Federal Aviation Administration (FAA) guidelines state that two tower control operators should have been on duty.

The Memo: What It Said

In the safety memo, the supervisor wrote that the air traffic manager refused to call in a mechanical specialist to fix the malfunctioning radar system because it would mean paying two hours of overtime.

“Those types of poorly thought-out decisions can cost lives,” said the supervisor. He made the report through an anonymous NASA system used by pilots and tower operators to express safety concerns.

The memo went on to say that the staffing in the Lexington airport was a “low priority to the powers above us,” who allegedly seem to care more about solving problems at larger airports, including those at Louisville, and Cincinnati.

The Investigation

Investigators are trying to determine the cause of the fateful August 27th crash. Inadequate staffing is suspected to be a contributing factor.
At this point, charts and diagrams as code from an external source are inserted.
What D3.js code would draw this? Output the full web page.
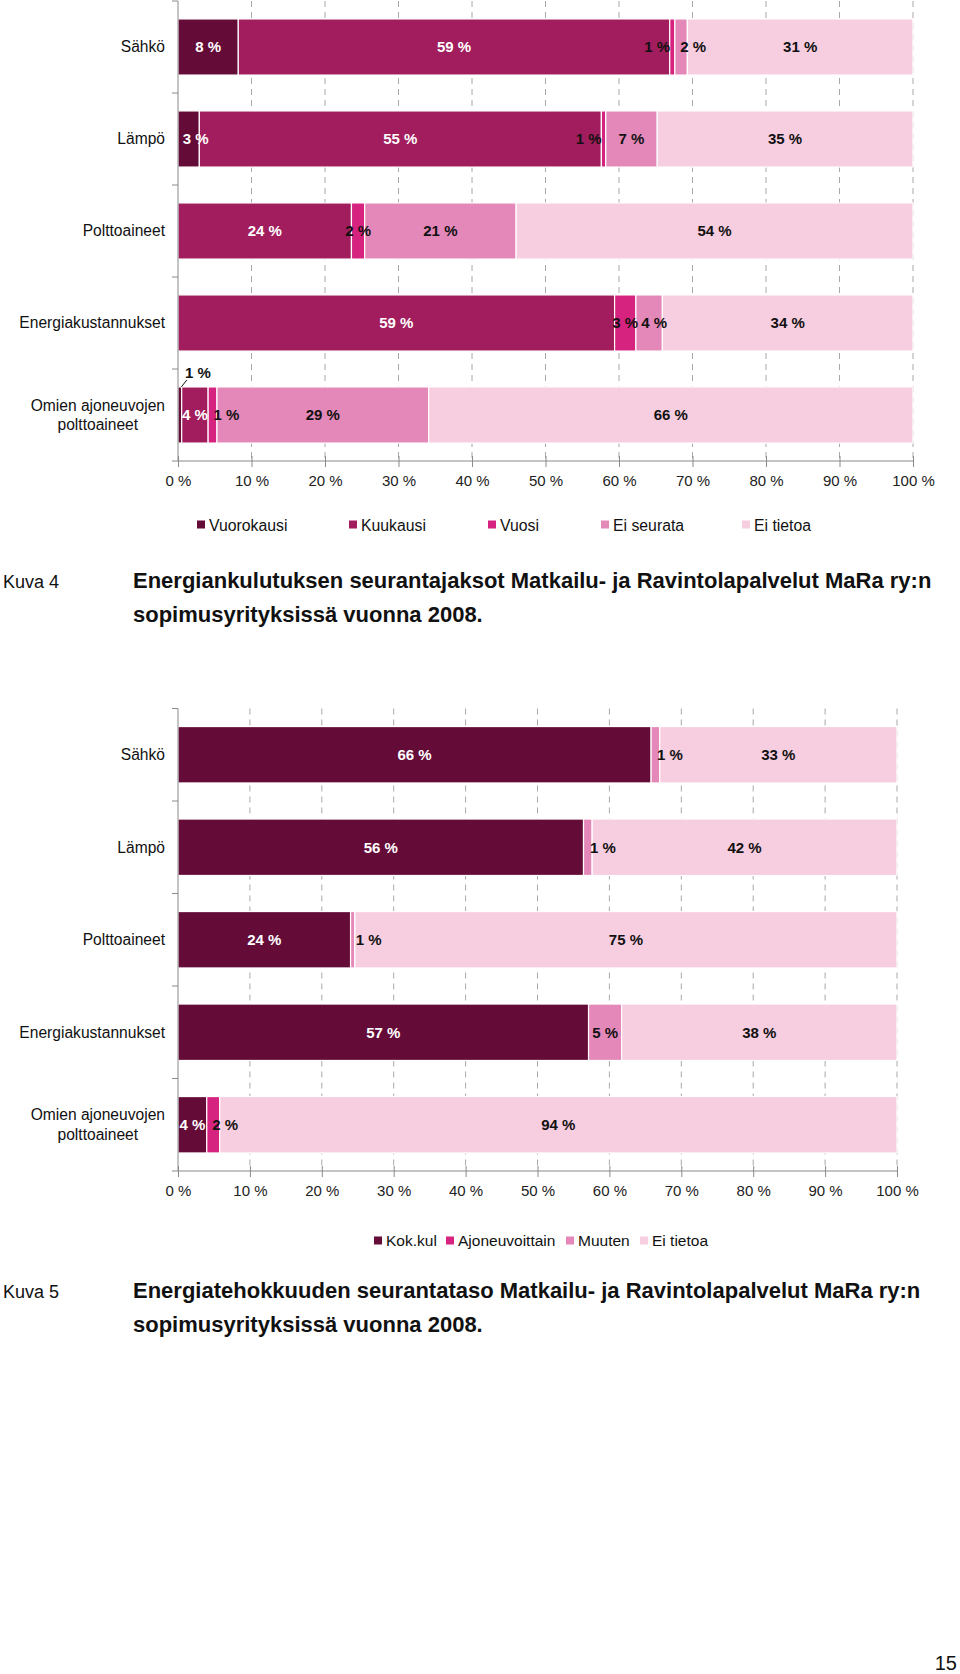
<!DOCTYPE html>
<html>
<head>
<meta charset="utf-8">
<script src="https://cdn.jsdelivr.net/npm/d3@7/dist/d3.min.js"></script>
<style>
  html, body { margin: 0; padding: 0; background: #fff; }
  svg { display: block; }
  text { font-family: "Liberation Sans", Arial, Helvetica, sans-serif; }
</style>
</head>
<body>
<svg id="page" width="960" height="1674"></svg>
<script>
// ---------------- DATA ----------------
const categories = ["Sähkö", "Lämpö", "Polttoaineet", "Energiakustannukset", "Omien ajoneuvojen polttoaineet"];
const xTicks = [0, 10, 20, 30, 40, 50, 60, 70, 80, 90, 100];

// Kuva 4 – Energiankulutuksen seurantajaksot
const seriesNames1 = ["Vuorokausi", "Kuukausi", "Vuosi", "Ei seurata", "Ei tietoa"];
const vuorokausi = [8.2, 2.9, 0, 0, 0.5];
const kuukausi   = [58.7, 54.7, 23.6, 59.4, 3.6];
const vuosi      = [0.7, 0.6, 1.8, 2.9, 1.2];
const eiSeurata  = [1.7, 7.0, 20.6, 3.6, 28.8];
const eiTietoa1  = [30.7, 34.8, 54.0, 34.1, 65.9];

// Kuva 5 – Energiatehokkuuden seurantataso
const seriesNames2 = ["Kok.kul", "Ajoneuvoittain", "Muuten", "Ei tietoa"];
const kokKul         = [65.8, 56.4, 24.0, 57.1, 4.0];
const ajoneuvoittain = [0, 0, 0, 0, 1.8];
const muuten         = [1.2, 1.2, 0.6, 4.6, 0];
const eiTietoa2      = [33.0, 42.4, 75.4, 38.3, 94.2];

const caption1 = ["Energiankulutuksen seurantajaksot Matkailu- ja Ravintolapalvelut MaRa ry:n", "sopimusyrityksissä vuonna 2008."];
const caption2 = ["Energiatehokkuuden seurantataso Matkailu- ja Ravintolapalvelut MaRa ry:n", "sopimusyrityksissä vuonna 2008."];

// ---------------- STYLE / LAYOUT ----------------
const C_DARK = "#650b38", C_KUU = "#a21d5d", C_VUOSI = "#d5237f", C_EIS = "#e488b9", C_EIT = "#f7cde0";

const svg = d3.select("#page");

function drawChart(cfg) {
  const g = svg.append("g");
  const x = d3.scaleLinear().domain([0, 100]).range([cfg.x0, cfg.x1]);
  const y = d3.scaleBand().domain(categories).range([cfg.yTop, cfg.yBottom]).padding(0);
  const barH = y.bandwidth() * 0.61;

  // gridlines (dashed)
  g.append("g").selectAll("line").data(xTicks.slice(1)).join("line")
    .attr("x1", d => x(d)).attr("x2", d => x(d))
    .attr("y1", cfg.yTop).attr("y2", cfg.yBottom)
    .attr("stroke", "#a8a8a8").attr("stroke-width", 1)
    .attr("stroke-dasharray", "6,5");

  // stacked data
  const rows = categories.map((c, i) => {
    const r = { cat: c };
    cfg.series.forEach((s, j) => r[s] = cfg.values[j][i]);
    return r;
  });
  const stack = d3.stack().keys(cfg.series)(rows);

  const bars = g.append("g");
  stack.forEach((layer, j) => {
    bars.selectAll(null).data(layer).join("rect")
      .filter(d => d[1] - d[0] > 0)
      .attr("x", d => x(d[0]))
      .attr("width", d => Math.max(0, x(d[1]) - x(d[0])))
      .attr("y", d => y(d.data.cat) + (y.bandwidth() - barH) / 2)
      .attr("height", barH)
      .attr("fill", cfg.colors[j])
      .attr("stroke", "#fff").attr("stroke-width", 1.2);
  });

  // axes
  const axisColor = "#8a8a8a";
  g.append("line").attr("x1", cfg.x0).attr("x2", cfg.x0)
    .attr("y1", cfg.yTop).attr("y2", cfg.yBottom).attr("stroke", axisColor);
  const bounds = categories.map(c => y(c)).concat([cfg.yBottom]);
  g.append("g").selectAll("line").data(bounds).join("line")
    .attr("x1", cfg.x0 - 6).attr("x2", cfg.x0).attr("y1", d => d).attr("y2", d => d)
    .attr("stroke", axisColor);

  const xAxis = d3.axisBottom(x).tickValues(xTicks).tickFormat(d => d + " %").tickSize(6).tickPadding(8);
  const ax = g.append("g").attr("transform", `translate(0,${cfg.yBottom})`).call(xAxis);
  ax.select(".domain").attr("stroke", axisColor).attr("d", `M${cfg.x0},0H${cfg.x1}`);
  ax.selectAll(".tick line").attr("stroke", axisColor).attr("y1", -5).attr("y2", 6);
  ax.selectAll(".tick text").attr("fill", "#222").style("font-size", "15px")
    .style("font-family", '"Liberation Sans", Arial, sans-serif');

  // category labels
  categories.forEach(c => {
    const words = c.split(" ");
    const lines = words.length > 2 ? [words.slice(0, 2).join(" "), words.slice(2).join(" ")] : [c];
    const cy = y(c) + y.bandwidth() / 2;
    const t = g.append("text").attr("fill", "#111").style("font-size", "15.6px");
    lines.forEach((ln, k) => {
      t.append("tspan").attr("y", cy + (k - (lines.length - 1) / 2) * 19.5).attr("dy", "0.35em").text(ln);
    });
    if (lines.length === 1) {
      t.attr("text-anchor", "end").selectAll("tspan").attr("x", cfg.labelRight);
    } else {
      let w = 0;
      t.selectAll("tspan").each(function () { w = Math.max(w, this.getComputedTextLength()); });
      t.attr("text-anchor", "middle").selectAll("tspan").attr("x", cfg.labelRight - w / 2);
    }
  });

  // value labels
  const lab = g.append("g");
  stack.forEach((layer, j) => {
    layer.forEach(d => {
      const v = d[1] - d[0];
      if (v <= 0) return;
      const key = d.data.cat + "|" + cfg.series[j];
      let cx = x((d[0] + d[1]) / 2) + (cfg.nudges[key] || 0);
      let cy = y(d.data.cat) + y.bandwidth() / 2;
      let fill = cfg.whiteLabels.includes(j) ? "#fff" : "#111";
      const co = cfg.callouts[key];
      if (co) {
        const bx = x((d[0] + d[1]) / 2);
        const barTop = y(d.data.cat) + (y.bandwidth() - barH) / 2;
        lab.append("line").attr("x1", bx + 1.5).attr("y1", barTop)
          .attr("x2", bx + co.dx - 7).attr("y2", barTop - 7)
          .attr("stroke", "#111").attr("stroke-width", 1);
        cx = bx + co.dx + 4;
        cy = barTop - 14;
        fill = "#111";
      }
      lab.append("text").attr("x", cx).attr("y", cy).attr("dy", "0.35em")
        .attr("text-anchor", "middle").attr("fill", fill)
        .style("font-size", "15px").style("font-weight", "bold")
        .text(Math.round(v) + " %");
    });
  });

  // legend
  const lg = g.append("g");
  cfg.series.forEach((s, j) => {
    const lx = cfg.legendX[j];
    lg.append("rect").attr("x", lx).attr("y", cfg.legendY - 4.5).attr("width", 8).attr("height", 8)
      .attr("fill", cfg.colors[j]);
    lg.append("text").attr("x", lx + 12).attr("y", cfg.legendY).attr("dy", "0.35em")
      .attr("fill", "#111").style("font-size", cfg.legendFont).text(s);
  });

  // caption
  svg.append("text").attr("x", 3).attr("y", cfg.captionY).attr("fill", "#111")
    .style("font-size", "18px").text(cfg.kuva);
  cfg.caption.forEach((ln, k) => {
    svg.append("text").attr("x", 133).attr("y", cfg.captionY + k * 33.5).attr("fill", "#111")
      .style("font-size", "22px").style("font-weight", "bold").text(ln);
  });
}

drawChart({
  series: seriesNames1,
  values: [vuorokausi, kuukausi, vuosi, eiSeurata, eiTietoa1],
  colors: [C_DARK, C_KUU, C_VUOSI, C_EIS, C_EIT],
  whiteLabels: [0, 1],
  x0: 178, x1: 913, yTop: 1, yBottom: 461, labelRight: 165,
  nudges: {
    "Sähkö|Vuosi": -15, "Sähkö|Ei seurata": 12, "Lämpö|Vuosi": -15, "Lämpö|Vuorokausi": 7,
    "Energiakustannukset|Ei seurata": 5, "Omien ajoneuvojen polttoaineet|Vuosi": 14
  },
  callouts: { "Omien ajoneuvojen polttoaineet|Vuorokausi": { dx: 14 } },
  legendX: [197, 349, 488, 601, 742], legendY: 525, legendFont: "15.8px",
  kuva: "Kuva 4", caption: caption1, captionY: 588
});

drawChart({
  series: seriesNames2,
  values: [kokKul, ajoneuvoittain, muuten, eiTietoa2],
  colors: [C_DARK, C_VUOSI, C_EIS, C_EIT],
  whiteLabels: [0],
  x0: 178, x1: 897, yTop: 708.5, yBottom: 1171, labelRight: 165,
  nudges: {
    "Sähkö|Muuten": 14.5, "Lämpö|Muuten": 15, "Polttoaineet|Muuten": 16,
    "Omien ajoneuvojen polttoaineet|Ajoneuvoittain": 12
  },
  callouts: {},
  legendX: [374, 446, 566, 640], legendY: 1241, legendFont: "15.5px",
  kuva: "Kuva 5", caption: caption2, captionY: 1298
});

svg.append("text").attr("x", 957).attr("y", 1670).attr("text-anchor", "end")
  .attr("fill", "#111").style("font-size", "20px").text("15");
</script>
</body>
</html>
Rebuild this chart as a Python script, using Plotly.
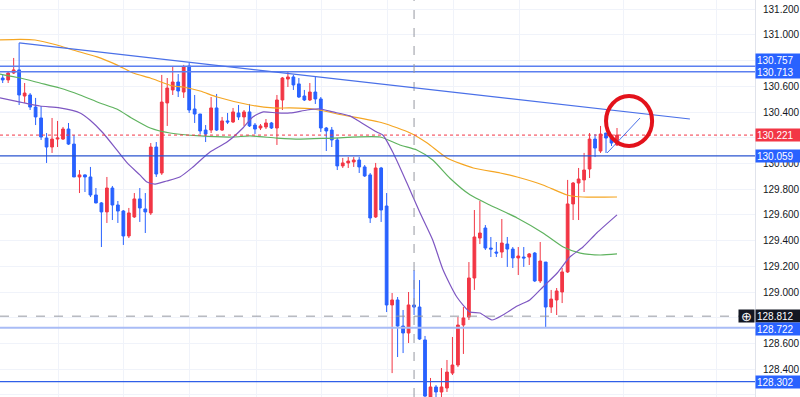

While radar malfunction is no longer a suspected cause of the accident, former airport control tower operator Scott Zoeckler said this report shows that staff neglect is a problem.

The Southern region vice president of the National Air Traffic Controllers Association, Victor Santore, said the memo shows that staffing complaints aren’t only coming from common workers who may be seeking more overtime.

"The FAA just characterizes it as union rhetoric, but here you have a member of management trying to warn someone that the facility is short-staffed, and nobody's doing anything about it," Santore said.
Aviation Lawsuits Filed

The first lawsuits were filed by victims’ families earlier this month. The plaintiffs are expected to recover several million dollars in damages each, depending on the projected earnings and life expectancies of the victims.

Since the crash, two control tower operators have been put on Lexington Airport’s overnight shift.